▼

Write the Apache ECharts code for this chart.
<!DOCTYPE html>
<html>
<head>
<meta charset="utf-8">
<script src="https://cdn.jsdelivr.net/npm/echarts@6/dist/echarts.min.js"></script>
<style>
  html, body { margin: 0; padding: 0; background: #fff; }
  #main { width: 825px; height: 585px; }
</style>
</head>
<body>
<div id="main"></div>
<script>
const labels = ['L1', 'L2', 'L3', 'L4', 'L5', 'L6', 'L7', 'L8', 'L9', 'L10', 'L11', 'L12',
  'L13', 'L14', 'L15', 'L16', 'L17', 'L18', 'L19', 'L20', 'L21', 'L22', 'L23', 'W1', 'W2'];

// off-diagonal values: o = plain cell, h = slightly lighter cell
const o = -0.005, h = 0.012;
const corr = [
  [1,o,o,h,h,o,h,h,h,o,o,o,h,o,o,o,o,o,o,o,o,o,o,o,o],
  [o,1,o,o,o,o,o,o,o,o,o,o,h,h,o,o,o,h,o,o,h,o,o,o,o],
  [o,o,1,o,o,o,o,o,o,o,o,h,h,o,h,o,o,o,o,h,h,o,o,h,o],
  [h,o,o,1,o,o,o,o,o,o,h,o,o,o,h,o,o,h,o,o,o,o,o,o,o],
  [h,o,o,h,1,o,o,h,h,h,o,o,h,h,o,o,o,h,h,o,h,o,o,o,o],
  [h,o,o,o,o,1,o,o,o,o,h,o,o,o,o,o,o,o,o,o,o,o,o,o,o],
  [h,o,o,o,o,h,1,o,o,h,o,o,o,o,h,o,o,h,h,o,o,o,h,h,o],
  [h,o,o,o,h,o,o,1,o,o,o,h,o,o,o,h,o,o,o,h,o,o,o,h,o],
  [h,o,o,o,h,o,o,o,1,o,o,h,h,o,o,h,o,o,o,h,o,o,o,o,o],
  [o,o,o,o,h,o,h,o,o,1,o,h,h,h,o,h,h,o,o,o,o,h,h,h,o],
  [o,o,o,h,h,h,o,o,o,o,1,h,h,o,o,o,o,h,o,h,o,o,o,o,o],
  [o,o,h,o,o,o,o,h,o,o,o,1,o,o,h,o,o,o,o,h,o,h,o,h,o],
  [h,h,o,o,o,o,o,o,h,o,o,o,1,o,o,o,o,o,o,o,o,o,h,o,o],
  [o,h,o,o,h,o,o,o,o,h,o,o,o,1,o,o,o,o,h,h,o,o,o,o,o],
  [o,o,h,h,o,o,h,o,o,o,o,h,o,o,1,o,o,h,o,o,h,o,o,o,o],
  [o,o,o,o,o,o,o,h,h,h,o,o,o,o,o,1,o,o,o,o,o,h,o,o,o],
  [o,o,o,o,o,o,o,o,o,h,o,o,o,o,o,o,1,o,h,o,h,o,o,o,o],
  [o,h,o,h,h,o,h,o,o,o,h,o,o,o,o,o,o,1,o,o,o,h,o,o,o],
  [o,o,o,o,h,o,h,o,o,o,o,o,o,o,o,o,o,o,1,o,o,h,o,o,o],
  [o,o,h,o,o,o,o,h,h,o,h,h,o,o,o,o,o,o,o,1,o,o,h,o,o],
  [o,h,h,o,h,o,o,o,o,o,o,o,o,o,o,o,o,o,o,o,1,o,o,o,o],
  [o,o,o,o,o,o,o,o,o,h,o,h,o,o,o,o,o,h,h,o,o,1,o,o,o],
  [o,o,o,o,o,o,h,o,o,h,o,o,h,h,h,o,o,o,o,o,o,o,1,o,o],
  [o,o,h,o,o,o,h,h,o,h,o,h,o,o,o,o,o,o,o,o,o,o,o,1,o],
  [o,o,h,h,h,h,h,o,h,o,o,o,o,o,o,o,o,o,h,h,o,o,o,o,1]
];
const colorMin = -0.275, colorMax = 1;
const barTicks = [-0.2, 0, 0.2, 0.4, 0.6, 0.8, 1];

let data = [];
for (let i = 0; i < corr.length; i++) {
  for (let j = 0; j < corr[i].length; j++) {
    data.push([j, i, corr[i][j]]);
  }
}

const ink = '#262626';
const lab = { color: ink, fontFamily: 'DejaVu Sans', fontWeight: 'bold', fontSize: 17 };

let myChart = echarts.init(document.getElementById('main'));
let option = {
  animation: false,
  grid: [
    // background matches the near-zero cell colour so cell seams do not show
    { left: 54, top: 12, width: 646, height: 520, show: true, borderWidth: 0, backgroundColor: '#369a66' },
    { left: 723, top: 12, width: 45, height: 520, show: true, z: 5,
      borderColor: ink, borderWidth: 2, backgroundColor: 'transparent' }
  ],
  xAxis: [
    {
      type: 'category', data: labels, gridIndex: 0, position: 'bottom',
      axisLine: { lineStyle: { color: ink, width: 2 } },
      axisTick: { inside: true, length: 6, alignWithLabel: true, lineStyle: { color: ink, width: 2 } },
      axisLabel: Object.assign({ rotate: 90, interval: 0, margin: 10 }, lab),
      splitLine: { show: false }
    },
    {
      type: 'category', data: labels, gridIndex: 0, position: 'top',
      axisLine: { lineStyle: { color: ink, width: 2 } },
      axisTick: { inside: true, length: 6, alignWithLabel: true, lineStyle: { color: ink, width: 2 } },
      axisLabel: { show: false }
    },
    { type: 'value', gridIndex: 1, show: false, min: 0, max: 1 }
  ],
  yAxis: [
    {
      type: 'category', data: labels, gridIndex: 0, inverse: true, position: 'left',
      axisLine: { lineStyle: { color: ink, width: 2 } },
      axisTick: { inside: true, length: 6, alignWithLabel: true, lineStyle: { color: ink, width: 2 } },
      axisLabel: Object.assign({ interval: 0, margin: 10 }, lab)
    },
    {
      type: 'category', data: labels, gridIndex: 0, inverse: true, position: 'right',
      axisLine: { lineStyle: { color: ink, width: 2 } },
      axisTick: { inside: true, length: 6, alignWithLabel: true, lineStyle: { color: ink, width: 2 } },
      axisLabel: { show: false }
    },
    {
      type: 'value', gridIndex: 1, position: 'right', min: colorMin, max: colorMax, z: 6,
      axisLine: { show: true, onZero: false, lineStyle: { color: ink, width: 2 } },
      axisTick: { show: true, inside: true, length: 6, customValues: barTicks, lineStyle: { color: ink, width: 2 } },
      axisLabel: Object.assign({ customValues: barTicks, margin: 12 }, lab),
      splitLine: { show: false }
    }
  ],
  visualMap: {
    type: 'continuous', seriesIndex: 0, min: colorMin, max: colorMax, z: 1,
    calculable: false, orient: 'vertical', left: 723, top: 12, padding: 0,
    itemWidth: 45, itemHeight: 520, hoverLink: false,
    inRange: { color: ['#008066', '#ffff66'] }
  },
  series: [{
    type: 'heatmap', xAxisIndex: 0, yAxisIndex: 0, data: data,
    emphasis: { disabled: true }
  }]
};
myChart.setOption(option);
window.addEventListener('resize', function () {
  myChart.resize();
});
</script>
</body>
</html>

▲
▼

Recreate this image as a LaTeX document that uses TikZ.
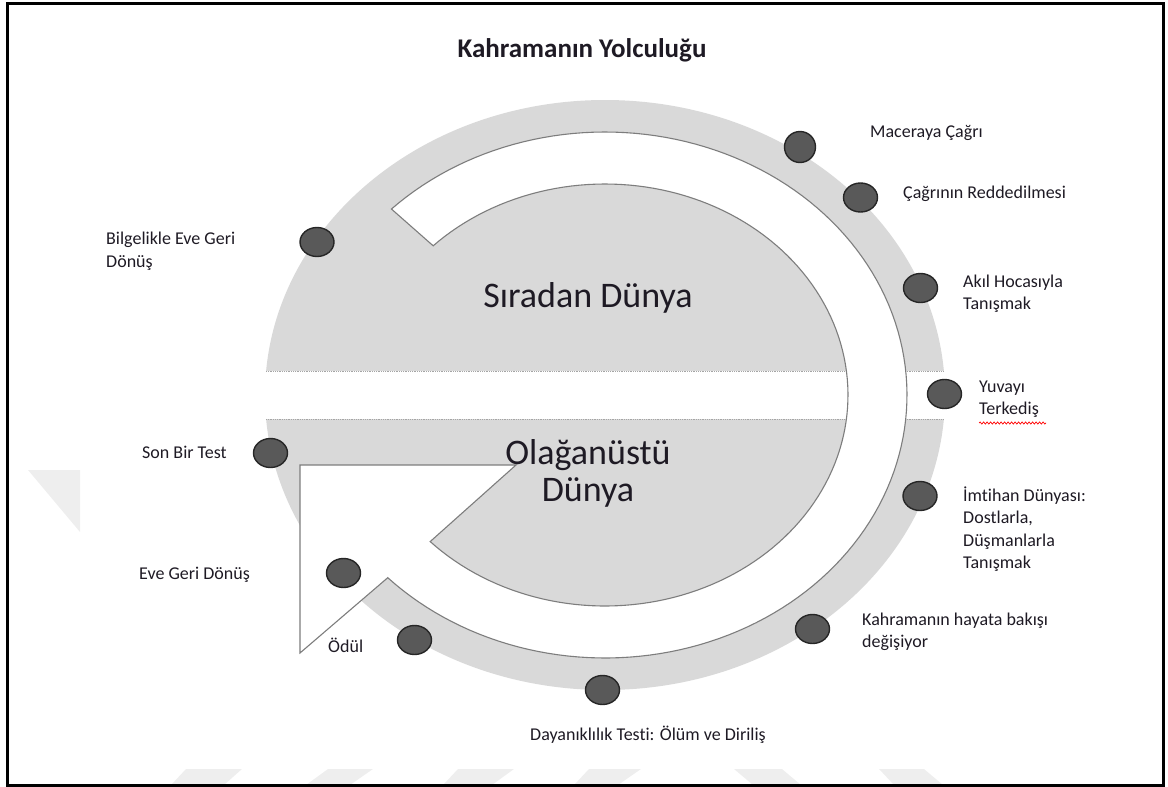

▲

• **THE PROBLEM**: In the records above, find each line holding "document" and copy it.

• **RESPONSE TO THE TASK**:
let myChart = echarts.init(document.getElementById('main'));
Recreate this image as a LaTeX document that uses TikZ.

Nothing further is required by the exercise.